Ou: Dúvidas elementares de um leigo a respeito das coisas criadas
Vamos supor que Deus (sim, o Próprio) descesse à Terra nestes nossos tempos a fim de fazer uma avaliação crítica e ponderada de sua Criação, analisando friamente seus acertos e suas gafes. Não tenho dúvida alguma de que, ainda que tenha realizado grandes feitos e inventado coisas bem definidas e auto-sustentáveis – vide a couve-flor, a Polinésia Francesa e a Mariana Ximenes, por exemplo – Ele haveria de reconhecer a nulidade de algumas de Suas criações, tais como o tatu bolinha e a dor no dedão do pé. Sou até capaz de imaginá-Lo coçando o queixo, humilde e, como o João Ubaldo Ribeiro, dizendo que “nem tudo é perfeito nesta vida”…
Pode o leitor estar pensando neste momento, “qual a importância de todo este blá-blá-blá na minha vida, Cristo?”, ou algo parecido. Calma. Estou aqui para defender minha tese e quero ver se, no final, todos não estarão concordando comigo.
Apenas adianto que não serei capaz de enumerar, numa crônica, todas as reclamações que eu, modestamente, encaminharia ao Procom divino. Faço aqui, apenas, uma pequena listagem daquilo que eu chamaria de “coisas que podem ser melhoradas” e/ou “qual a razão de ser disto?”.
Talvez as minhas dúvidas não façam sentido algum ou, ao contrário, se encaixem naquele bordão do “tudo o que você sempre quis saber sobre… mas tinha medo de perguntar”. Comecemos, então, pelo pernilongo. Deus quis nos sacanear, só pode ser. Porque o rasante de um bichinho desses nas imediações do ouvido quando estamos prestes a pegar no sono é pra deixar qualquer um irado – e a ira é tão verdadeira que, muitas vezes, numa dessas atitudes desesperadas de dar fim aos malditos, desferimos tabefes no ar que, não raro, acertam nossas próprias fuças. A vida seria tão mais simples sem eles!

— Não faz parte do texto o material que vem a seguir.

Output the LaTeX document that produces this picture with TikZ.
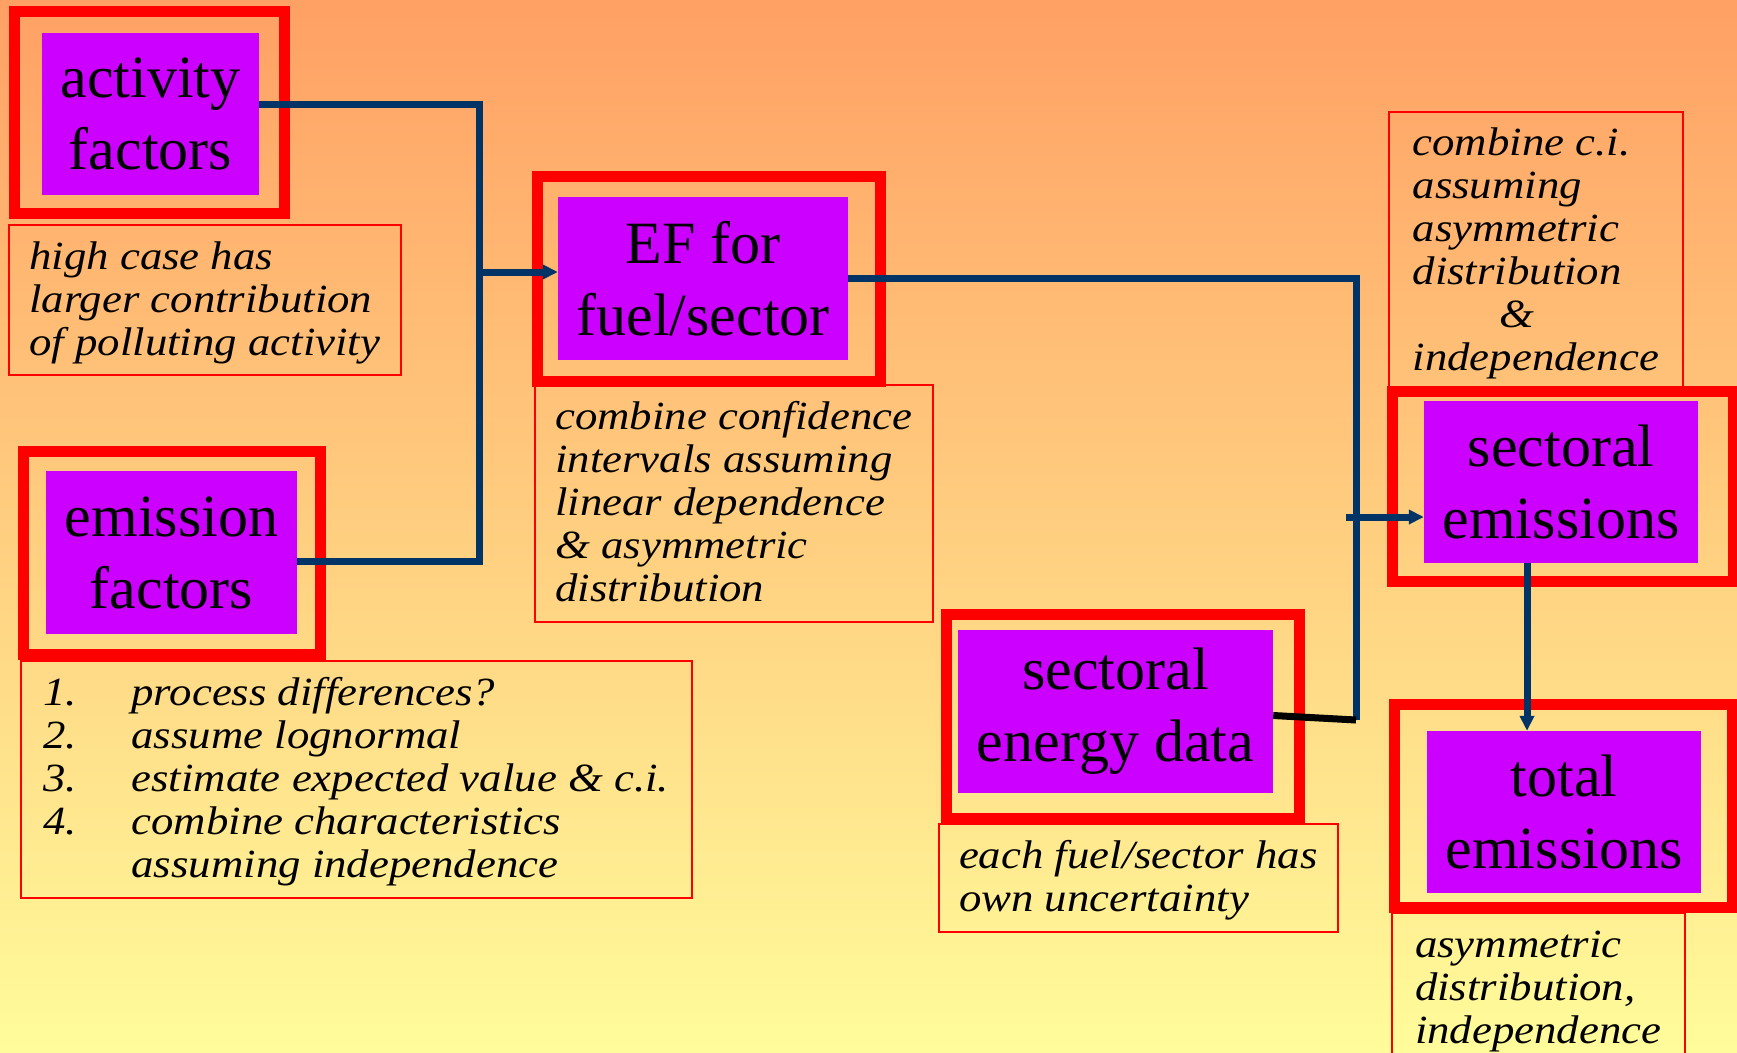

Será que as moscas não bastam? Estas, pelo menos, servem de alimento aos sapos. Que eu saiba, os sapos não comem pernilongo. Nem os sapos curtem o danado!
Agora, uma coisa que resolveria grande parte da minha vida seria o fim da afta. Por que a afta, meu Deus? Existe coisa pior (tirando o Bonde do Tigrão e o Monte Cinco, só que nestas Ele não tem culpa, então não vale) do que aquela ferida na gengiva, que não deixa a gente mastigar nosso torrone sossegadinho? Será que foi para evitar o pecado da gula que a afta foi inventada?
Também é passível de discussão a existência insistente, porém, inentendível, da unha. Ouvi de um amigo que a unha tem uma finalidade, sim, e esta seria a de proteger o dedo. Como assim “proteger”? É uma coisa meio nada a ver, pensemos. A gente corta, ela cresce. Sucessivamente. Pelo resto da nossa passagem na Terra, enquanto seres vivos! Dá pra entender? Certa vez, eu cortei o dedo de modo um tanto quanto trágico, e minha unha ficou prestes a cair. Quando finalmente caiu, já tinha outra embaixo. Que sem graça. Eu lá, esperando ver meu dedo nu, e uma camada estraga-prazer de unha já estava ali embaixo, na miúda, pronta para entrar em cena. Quer dizer, se você quiser arrancar sua unha custe o que custar, não pode.
A não ser que você tire todo o dedo fora, levando a unha junto. Mas uma mão com quatro dedos, socialmente, não teria uma aceitação muito amistosa, convenhamos. Portanto, amigos, tratem de cuidar, resignadamente, de suas vidas, de seus dedos e de suas unhas.
Poderíamos continuar por longas digressões, e nos esforçarmos para entender o gafanhoto, a Elke Maravilha, as Ilhas Faroe, a cãimbra e a jaca, mas não gostaria de me passar por chato ou excessivamente crítico. Tenho certeza que Ele não fez nada por mal. A não ser o pernilongo. O pernilongo foi sacanagem! Ah, se foi.